In a separate bowl, combine 2 cups of flour with 1 teaspoon baking soda, then add the flour mixture very gradually to the butter, sugar and pudding mixture. If you like — and if you’ve gotten this far in the recipe without flinching, I don’t see why you should stop now — add a 12-ounce bag of chocolate chips. You can also try making these cookies with butterscotch instead of chocolate pudding, paired with butterscotch chips, or banana pudding with white chocolate chips.

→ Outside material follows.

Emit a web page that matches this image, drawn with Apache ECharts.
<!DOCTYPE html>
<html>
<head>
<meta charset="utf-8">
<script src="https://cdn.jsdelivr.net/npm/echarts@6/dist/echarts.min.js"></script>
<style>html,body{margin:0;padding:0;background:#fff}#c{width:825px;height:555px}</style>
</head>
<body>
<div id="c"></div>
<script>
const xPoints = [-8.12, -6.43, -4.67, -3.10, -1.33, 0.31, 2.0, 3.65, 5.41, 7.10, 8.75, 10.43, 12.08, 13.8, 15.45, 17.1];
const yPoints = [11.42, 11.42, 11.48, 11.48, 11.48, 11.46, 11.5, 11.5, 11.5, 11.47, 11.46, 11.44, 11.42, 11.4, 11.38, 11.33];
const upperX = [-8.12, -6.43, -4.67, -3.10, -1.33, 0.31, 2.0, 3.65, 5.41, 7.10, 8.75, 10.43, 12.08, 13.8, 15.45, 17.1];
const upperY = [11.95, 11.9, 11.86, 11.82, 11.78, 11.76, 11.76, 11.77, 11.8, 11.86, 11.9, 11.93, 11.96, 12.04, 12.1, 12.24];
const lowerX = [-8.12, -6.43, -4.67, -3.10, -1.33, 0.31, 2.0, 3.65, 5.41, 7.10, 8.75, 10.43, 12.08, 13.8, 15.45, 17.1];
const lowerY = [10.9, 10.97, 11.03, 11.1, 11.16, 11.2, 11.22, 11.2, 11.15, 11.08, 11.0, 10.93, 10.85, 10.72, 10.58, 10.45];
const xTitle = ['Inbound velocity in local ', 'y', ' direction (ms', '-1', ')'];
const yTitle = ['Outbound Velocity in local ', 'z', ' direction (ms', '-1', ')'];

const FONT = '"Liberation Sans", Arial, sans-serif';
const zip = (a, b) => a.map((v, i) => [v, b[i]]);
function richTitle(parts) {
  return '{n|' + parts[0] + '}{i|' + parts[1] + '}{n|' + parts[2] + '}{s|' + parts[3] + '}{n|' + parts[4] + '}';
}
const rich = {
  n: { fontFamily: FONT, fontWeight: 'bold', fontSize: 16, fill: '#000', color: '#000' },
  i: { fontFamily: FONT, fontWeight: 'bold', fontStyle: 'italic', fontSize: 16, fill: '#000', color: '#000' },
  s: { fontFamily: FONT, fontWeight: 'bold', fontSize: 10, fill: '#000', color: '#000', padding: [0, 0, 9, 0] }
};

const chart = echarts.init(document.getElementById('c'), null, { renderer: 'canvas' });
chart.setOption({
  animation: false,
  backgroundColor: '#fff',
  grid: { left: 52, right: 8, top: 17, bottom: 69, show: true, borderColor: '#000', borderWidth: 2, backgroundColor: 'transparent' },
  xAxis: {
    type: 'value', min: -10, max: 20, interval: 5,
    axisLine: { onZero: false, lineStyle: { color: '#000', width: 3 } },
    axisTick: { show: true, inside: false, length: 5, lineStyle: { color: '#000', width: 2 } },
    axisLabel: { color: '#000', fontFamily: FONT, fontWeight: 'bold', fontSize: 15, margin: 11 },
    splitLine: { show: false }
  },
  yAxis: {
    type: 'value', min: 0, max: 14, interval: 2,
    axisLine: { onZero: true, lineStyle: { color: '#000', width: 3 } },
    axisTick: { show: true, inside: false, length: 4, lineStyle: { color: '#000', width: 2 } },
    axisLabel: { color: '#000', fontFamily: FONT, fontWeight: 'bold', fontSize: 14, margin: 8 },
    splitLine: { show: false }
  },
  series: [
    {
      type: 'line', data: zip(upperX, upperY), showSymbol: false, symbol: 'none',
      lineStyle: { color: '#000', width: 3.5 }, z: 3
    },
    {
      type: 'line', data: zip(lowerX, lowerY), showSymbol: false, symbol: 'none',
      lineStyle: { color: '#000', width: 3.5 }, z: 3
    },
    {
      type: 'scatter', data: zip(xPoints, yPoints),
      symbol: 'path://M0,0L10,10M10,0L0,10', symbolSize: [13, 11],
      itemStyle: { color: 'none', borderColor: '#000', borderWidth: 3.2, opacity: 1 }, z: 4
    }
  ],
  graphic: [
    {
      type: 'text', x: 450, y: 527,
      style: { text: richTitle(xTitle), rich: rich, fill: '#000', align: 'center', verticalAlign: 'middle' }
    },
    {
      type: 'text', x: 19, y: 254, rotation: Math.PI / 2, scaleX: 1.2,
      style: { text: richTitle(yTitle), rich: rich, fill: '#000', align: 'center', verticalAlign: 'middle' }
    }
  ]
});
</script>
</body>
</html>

Drop rounded tablespoons of dough onto an ungreased baking sheet 2 inches apart. Bake 12 minutes, or until the edges are slightly brown and set, although the center will still be soft. Cool 3 minutes on the baking sheet, then transfer carefully to wire rack. The centers will stay soft and chewy even after they have cooled.

S’mores Ice Pops

Summer heat is here and the kids are always clamoring for ice pops. I don’t know why kids clamor, but they do, and the other thing they do is raise a ruckus. When your little darlings have their mouths full of these ice cream and chocolate pudding treats from www.allrecipes.com, the clamoring and the raising of ruckuses will cease, at least for a few precious minutes. Then the cleaning of sticky fingers, faces and furniture can begin.

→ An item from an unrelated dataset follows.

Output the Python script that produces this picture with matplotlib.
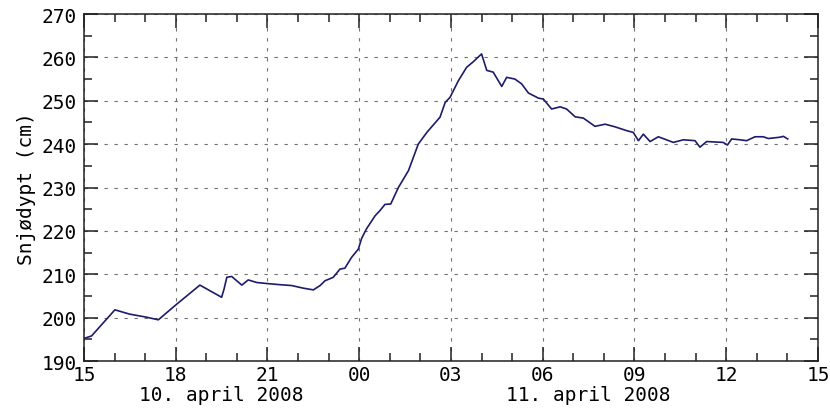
import matplotlib
matplotlib.use("Agg")
import matplotlib.pyplot as plt
import matplotlib.dates as mdates
import matplotlib.transforms as mtransforms
from matplotlib.ticker import MultipleLocator
import pandas as pd

# hours after 2008-04-10 15:00, snow depth in cm
hours = [0.0, 0.25, 1.01, 1.5, 2.05, 2.43, 3.03, 3.79, 4.5, 4.58, 4.67, 4.83,
         5.16, 5.37, 5.65, 6.08, 6.41, 6.79, 7.17, 7.5, 7.72, 7.88, 8.15,
         8.37, 8.53, 8.75, 8.97, 9.08, 9.24, 9.52, 9.68, 9.84, 10.03, 10.28,
         10.61, 10.93, 11.21, 11.64, 11.81, 11.97, 12.24, 12.51, 12.73, 13.0,
         13.17, 13.38, 13.66, 13.82, 14.09, 14.31, 14.53, 14.86, 15.02, 15.29,
         15.57, 15.78, 16.06, 16.33, 16.71, 17.04, 17.36, 17.75, 17.96, 18.13,
         18.29, 18.51, 18.78, 19.27, 19.6, 19.98, 20.14, 20.36, 20.9, 21.04,
         21.18, 21.45, 21.67, 21.94, 22.21, 22.38, 22.76, 22.87, 23.01]
depth = [195.2, 195.8, 201.8, 200.8, 200.1, 199.5, 203.1, 207.5, 204.7, 206.6,
         209.3, 209.5, 207.5, 208.7, 208.1, 207.8, 207.6, 207.4, 206.8, 206.4,
         207.4, 208.5, 209.3, 211.2, 211.4, 213.9, 215.8, 218.3, 220.5, 223.5,
         224.7, 226.1, 226.2, 230.0, 233.9, 240.0, 242.7, 246.2, 249.6, 250.8,
         254.6, 257.7, 259.0, 260.8, 257.0, 256.6, 253.3, 255.4, 255.0, 253.9,
         251.8, 250.6, 250.4, 248.1, 248.6, 248.1, 246.3, 246.0, 244.1, 244.6,
         244.0, 243.1, 242.7, 240.8, 242.3, 240.6, 241.7, 240.4, 241.0, 240.8,
         239.3, 240.6, 240.4, 239.8, 241.2, 241.0, 240.8, 241.7, 241.7, 241.3,
         241.6, 241.8, 241.2]

start = pd.Timestamp("2008-04-10 15:00")
times = [start + pd.Timedelta(hours=h) for h in hours]

day_labels = ["10. april 2008", "11. april 2008"]
day_centers = [pd.Timestamp("2008-04-10 19:30"), pd.Timestamp("2008-04-11 07:30")]

FONT = "DejaVu Sans Mono"
plt.rcParams["font.family"] = FONT
plt.rcParams["font.size"] = 14

fig = plt.figure(figsize=(8.3, 4.1), dpi=100, facecolor="white")
ax = fig.add_axes([0.1012, 0.117, 0.8843, 0.8464])

ax.plot(times, depth, color="#1c1c6a", lw=1.2)

ax.set_xlim(start, start + pd.Timedelta(hours=24))
ax.set_ylim(190, 270)

ax.xaxis.set_major_locator(mdates.HourLocator(byhour=range(0, 24, 3)))
ax.xaxis.set_minor_locator(mdates.HourLocator())
ax.xaxis.set_major_formatter(mdates.DateFormatter("%H"))
ax.yaxis.set_major_locator(MultipleLocator(10))
ax.yaxis.set_minor_locator(MultipleLocator(5))

ax.tick_params(which="both", direction="in", top=True, right=True,
               color="#202020", width=1.1)
ax.tick_params(which="major", length=10, pad=3)
ax.tick_params(which="minor", length=6)
ax.tick_params(axis="y", pad=5)

for s in ax.spines.values():
    s.set_linewidth(1.1)
    s.set_color("#202020")

ax.grid(True, which="major", color="#707070", lw=0.8, linestyle=(0, (3, 6)))

ax.set_ylabel("Snjødypt (cm)", labelpad=4)

trans = mtransforms.blended_transform_factory(ax.transData, ax.transAxes)
for d, lab in zip(day_centers, day_labels):
    ax.text(d, -0.097, lab, transform=trans, ha="center", va="center")

fig.savefig("out.png", dpi=100)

First, scoop out 1 1/2 cups of vanilla ice cream and leave it to soften slightly on the counter.

Then, crush two whole graham crackers. Put them in a plastic baggie and smash them aggressively to work out your frustrations. Or just give the baggie to the nearest toddler and the crackers will be the consistency of space dust in about three seconds. They’ll also be all over your living room, but compromises must be made.

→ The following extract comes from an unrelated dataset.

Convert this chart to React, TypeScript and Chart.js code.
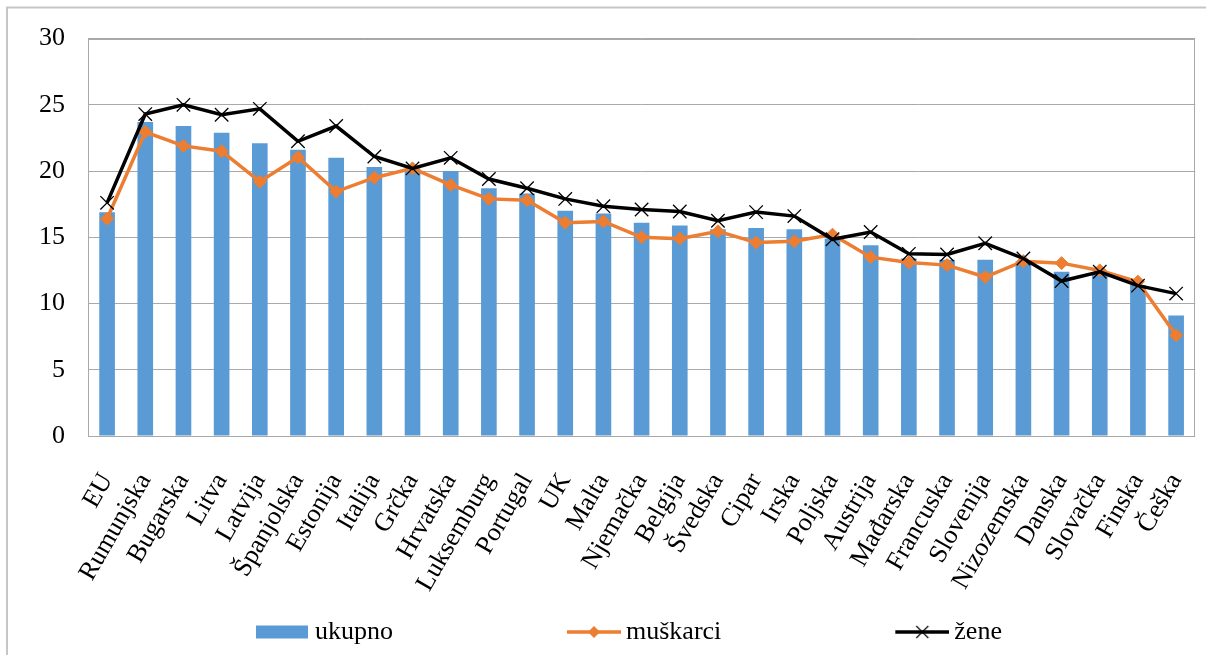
import React, { useEffect, useRef } from 'react';
import { Chart, registerables } from 'chart.js';

Chart.register(...registerables);

const categories = ['EU', 'Rumunjska', 'Bugarska', 'Litva', 'Latvija', 'Španjolska', 'Estonija', 'Italija', 'Grčka', 'Hrvatska', 'Luksemburg', 'Portugal', 'UK', 'Malta', 'Njemačka', 'Belgija', 'Švedska', 'Cipar', 'Irska', 'Poljska', 'Austrija', 'Mađarska', 'Francuska', 'Slovenija', 'Nizozemska', 'Danska', 'Slovačka', 'Finska', 'Češka'];

const ukupno = [16.9, 23.7, 23.4, 22.9, 22.1, 21.6, 21.0, 20.3, 20.2, 20.0, 18.7, 18.3, 17.0, 16.8, 16.1, 15.9, 15.6, 15.7, 15.6, 14.9, 14.4, 13.4, 13.3, 13.3, 13.2, 12.4, 12.3, 11.4, 9.1];

const muskarci = [16.4, 22.95, 21.9, 21.5, 19.2, 21.05, 18.45, 19.5, 20.2, 18.95, 17.9, 17.8, 16.1, 16.2, 15.0, 14.9, 15.45, 14.6, 14.7, 15.2, 13.5, 13.1, 12.9, 12.0, 13.2, 13.05, 12.5, 11.65, 7.6];

const zene = [17.6, 24.3, 25.0, 24.25, 24.7, 22.25, 23.4, 21.1, 20.2, 21.0, 19.4, 18.7, 17.9, 17.35, 17.1, 16.95, 16.25, 16.9, 16.6, 14.85, 15.4, 13.75, 13.7, 14.55, 13.4, 11.7, 12.4, 11.35, 10.75];

const yTicks = [0, 5, 10, 15, 20, 25, 30];

const seriesLabels = ['ukupno', 'muškarci', 'žene'];

const BLUE = '#5B9BD5';
const ORANGE = '#ED7D31';
const BLACK = '#000000';
const GRID = '#a9a9a9';
const FONT = "'Liberation Serif', 'Times New Roman', serif";

const LEG_W = 210; // legend box slot width

function makeIcon(kind: string): HTMLCanvasElement {
  const c = document.createElement('canvas');
  const w = LEG_W + 16;
  const h = 20;
  c.width = w;
  c.height = h;
  const ctx = c.getContext('2d')!;
  const x0 = LEG_W - 38;
  const cy = h / 2;
  if (kind === 'bar') {
    ctx.fillStyle = BLUE;
    ctx.fillRect(x0, cy - 6.5, 52, 13);
  } else if (kind === 'orange') {
    ctx.strokeStyle = ORANGE;
    ctx.lineWidth = 3.5;
    ctx.beginPath();
    ctx.moveTo(x0, cy);
    ctx.lineTo(x0 + 54, cy);
    ctx.stroke();
    ctx.fillStyle = ORANGE;
    const mx = x0 + 27;
    ctx.beginPath();
    ctx.moveTo(mx - 6, cy);
    ctx.lineTo(mx, cy - 6);
    ctx.lineTo(mx + 6, cy);
    ctx.lineTo(mx, cy + 6);
    ctx.closePath();
    ctx.fill();
  } else {
    ctx.strokeStyle = BLACK;
    ctx.lineWidth = 3.5;
    ctx.beginPath();
    ctx.moveTo(x0, cy);
    ctx.lineTo(x0 + 54, cy);
    ctx.stroke();
    ctx.lineWidth = 1.2;
    const mx = x0 + 27;
    ctx.beginPath();
    ctx.moveTo(mx - 6, cy - 6);
    ctx.lineTo(mx + 6, cy + 6);
    ctx.moveTo(mx + 6, cy - 6);
    ctx.lineTo(mx - 6, cy + 6);
    ctx.stroke();
  }
  return c;
}

const framePlugin = {
  id: 'frame',
  beforeDraw(chart: any) {
    const { ctx, width, height } = chart;
    ctx.save();
    ctx.fillStyle = '#ffffff';
    ctx.fillRect(0, 0, width, height);
    ctx.strokeStyle = '#c6c6c6';
    ctx.lineWidth = 2;
    ctx.beginPath();
    ctx.moveTo(7, height);
    ctx.lineTo(7, 7.5);
    ctx.lineTo(width, 7.5);
    ctx.stroke();
    ctx.restore();
  },
  beforeDatasetsDraw(chart: any) {
    const { ctx, chartArea } = chart;
    ctx.save();
    ctx.strokeStyle = GRID;
    ctx.lineWidth = 1;
    ctx.strokeRect(
      Math.round(chartArea.left) + 0.5,
      Math.round(chartArea.top) + 0.5,
      Math.round(chartArea.right - chartArea.left) - 1,
      Math.round(chartArea.bottom - chartArea.top)
    );
    ctx.restore();
  },
};

export default function App() {
  const ref = useRef<HTMLCanvasElement>(null);

  useEffect(() => {
    if (!ref.current) return;
    const icons = [makeIcon('bar'), makeIcon('orange'), makeIcon('black')];
    const chart = new Chart(ref.current, {
      type: 'bar',
      data: {
        labels: categories,
        datasets: [
          {
            type: 'bar',
            label: seriesLabels[0],
            data: ukupno,
            backgroundColor: BLUE,
            barPercentage: 0.41,
            categoryPercentage: 1,
            order: 3,
          },
          {
            type: 'line',
            label: seriesLabels[1],
            data: muskarci,
            borderColor: ORANGE,
            backgroundColor: ORANGE,
            borderWidth: 3.5,
            pointStyle: 'rectRot',
            pointRadius: 6.5,
            pointBorderWidth: 1,
            pointBorderColor: ORANGE,
            pointBackgroundColor: ORANGE,
            tension: 0,
            fill: false,
            order: 2,
          },
          {
            type: 'line',
            label: seriesLabels[2],
            data: zene,
            borderColor: BLACK,
            backgroundColor: BLACK,
            borderWidth: 3.5,
            pointStyle: 'crossRot',
            pointRadius: 9.5,
            pointBorderWidth: 1.3,
            pointBorderColor: BLACK,
            tension: 0,
            fill: false,
            order: 1,
          },
        ] as any,
      },
      options: {
        animation: false,
        responsive: false,
        maintainAspectRatio: false,
        devicePixelRatio: 1,
        layout: { padding: { top: 38, left: 82, right: 8, bottom: 0 } },
        plugins: {
          tooltip: { enabled: false },
          legend: {
            position: 'bottom',
            align: 'start',
            labels: {
              usePointStyle: true,
              pointStyleWidth: LEG_W,
              boxHeight: 20,
              padding: 10,
              color: '#000',
              font: { family: FONT, size: 26 },
              generateLabels: (ch: any) =>
                ch.data.datasets.map((ds: any, i: number) => ({
                  text: ds.label,
                  pointStyle: icons[i],
                  fillStyle: 'rgba(0,0,0,0)',
                  strokeStyle: 'rgba(0,0,0,0)',
                  lineWidth: 0,
                  hidden: false,
                  datasetIndex: i,
                  fontColor: '#000',
                })),
            },
          },
        },
        scales: {
          x: {
            offset: true,
            grid: { display: false },
            border: { display: false },
            ticks: {
              autoSkip: false,
              maxRotation: 60,
              minRotation: 60,
              padding: 24,
              color: '#000',
              font: { family: FONT, size: 26 },
            },
            afterFit: (s: any) => {
              s.height = 173;
              s.paddingLeft = 0;
              s.paddingRight = 0;
            },
          },
          y: {
            min: 0,
            max: 30,
            afterBuildTicks: (s: any) => {
              s.ticks = yTicks.map((v) => ({ value: v }));
            },
            grid: { color: GRID, drawTicks: false, lineWidth: 1 },
            border: { display: false },
            ticks: {
              padding: 23,
              color: '#000',
              font: { family: FONT, size: 26 },
            },
            afterFit: (s: any) => {
              s.width = 6;
              s._computeLabelArea = () => undefined;
            },
          },
        },
      } as any,
      plugins: [framePlugin],
    });
    return () => chart.destroy();
  }, []);

  return (
    <div style={{ position: 'absolute', left: 0, top: 0, width: 1206, height: 655, overflow: 'hidden' }}>
      <canvas ref={ref} width={1206} height={655} style={{ display: 'block', width: 1206, height: 655 }} />
    </div>
  );
}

Next, beat together 2 cups cold milk and a 3.9-ounce package of instant chocolate pudding. Remove 1 1/2 cups of pudding for the ice pops and leave the rest for your toddler to smear on the wall, or to eat furtively by yourself after you’ve finally gotten the kids to bed.

To make the ice pops, sprinkle graham cracker crumbs into the bottom of each ice pop mold, followed by 1/4 cup of the softened vanilla ice cream, then another layer of crumbs, then 1/4 cup chocolate pudding. Top with another sprinkling of crumbs. Freeze for about three hours, which will seem like an eternity because your kids will ask you every couple of minutes whether the ice pops are ready yet. When they’re fully frozen — oh, the sweet relief! — loosen them from the molds by holding under warm water for a few seconds.